George: So you get testy, naturally, don't worry about it! Anybody who comes here ends up getting testy, it's expected. Don't be upset. Nick: I'm not upset. George: You're testy. Nick: Yes.
George: Martha, in my mind you're buried in cement right up to the neck. No, up to the nose, it's much quieter.
George: Now that's it! You can take over a few classes from the older men, but until you start plowing pertinent wives, you really aren't working. The broad, inviting avenue to man's job is through his wife, and don't you forget it. Nick: And I'll bet your wife has the broadest, most inviting avenue of the whole damn campus. [long pause] Nick: Her father president and all.
Honey: I'm gonna be sick. George: Ah yeah that's nice. Honey: I'm gonna die. George: Good, good. Go right ahead.
George: And that's how you play "Get the Guests".
George: Good. Better. Best. Bested.
George: And please keep your clothes on, too. There aren't many more sickening sights in this world than you with a few drinks in you and your skirt up over your head. Or "your heads", I should say.
Nick: Who did the painting? George: Some Greek with a mustache Martha attacked one night. Nick: It's got a... George: Quiet intensity? Nick: Well, no, a... George: Well then, a certain noisy relaxed quality maybe? Nick: No, what I meant was... George: How about a quietly noisy relaxed intensity?
George: I'm very impressed. Martha: You're damn right. George: I said I was impressed. I'm beside myself with jealousy. What do you want me to do, throw up?

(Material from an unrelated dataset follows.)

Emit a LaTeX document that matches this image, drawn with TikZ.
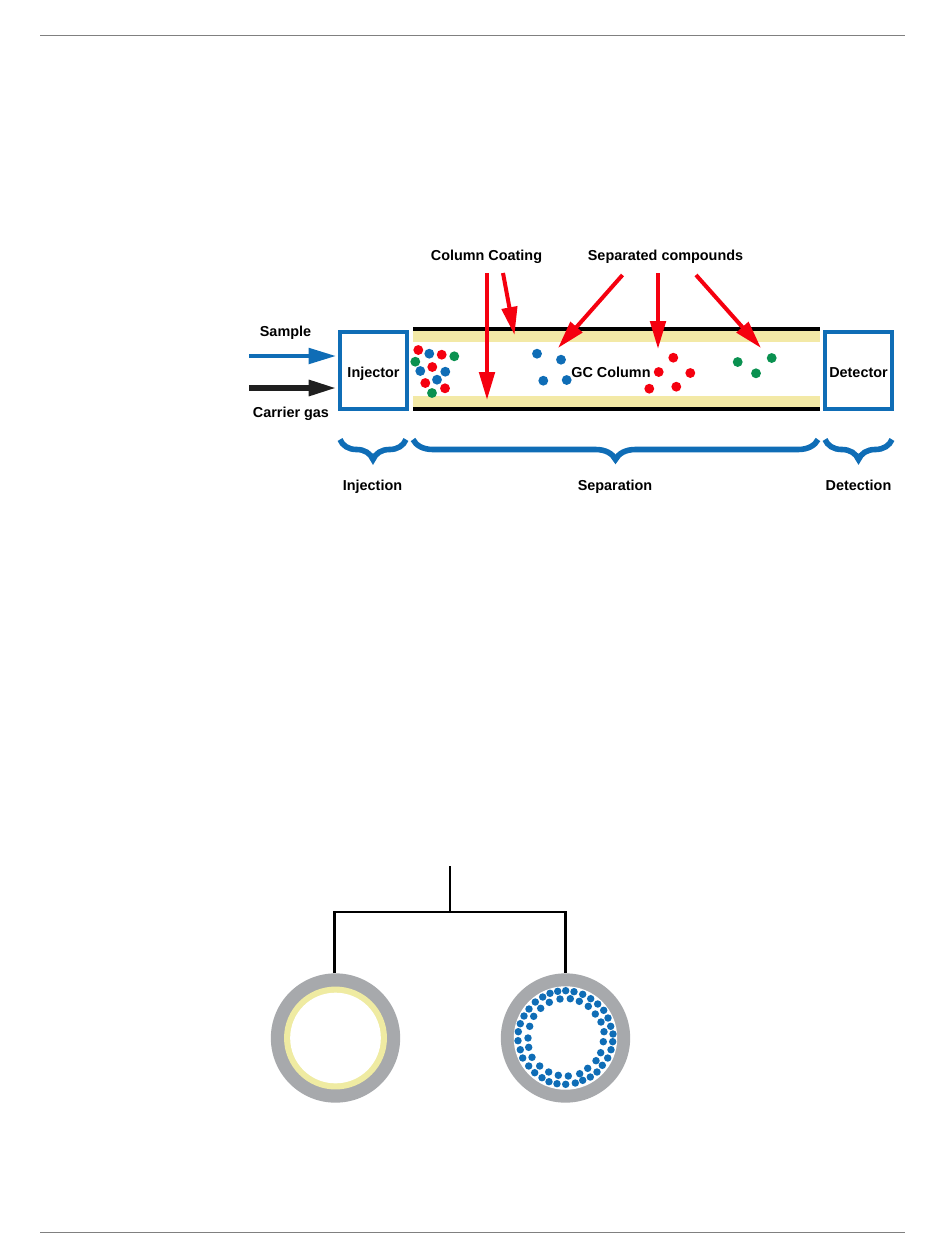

Nick: [to Honey] We'll go in a little while. George: Oh no. No, you mustn't. Martha is changing, and Martha is not changing for me, Martha hasn't changed for me in years. If Martha is changing, that means we're going to be here for days. You're being accorded an honor, and you mustn't forget that Martha is the daughter of our beloved boss. She is his right... arm. I was going to use another word, but we'll leave that sort of talk to Martha.
George: Did you really think I was going to kill you, Martha? Martha: You, kill me? That's a laugh. George: Well now, I might some day. Martha: Fat chance.
George: So, where are these people, this good looking young professor and his slim hipped wife? What did they do? Go home and get some sleep first?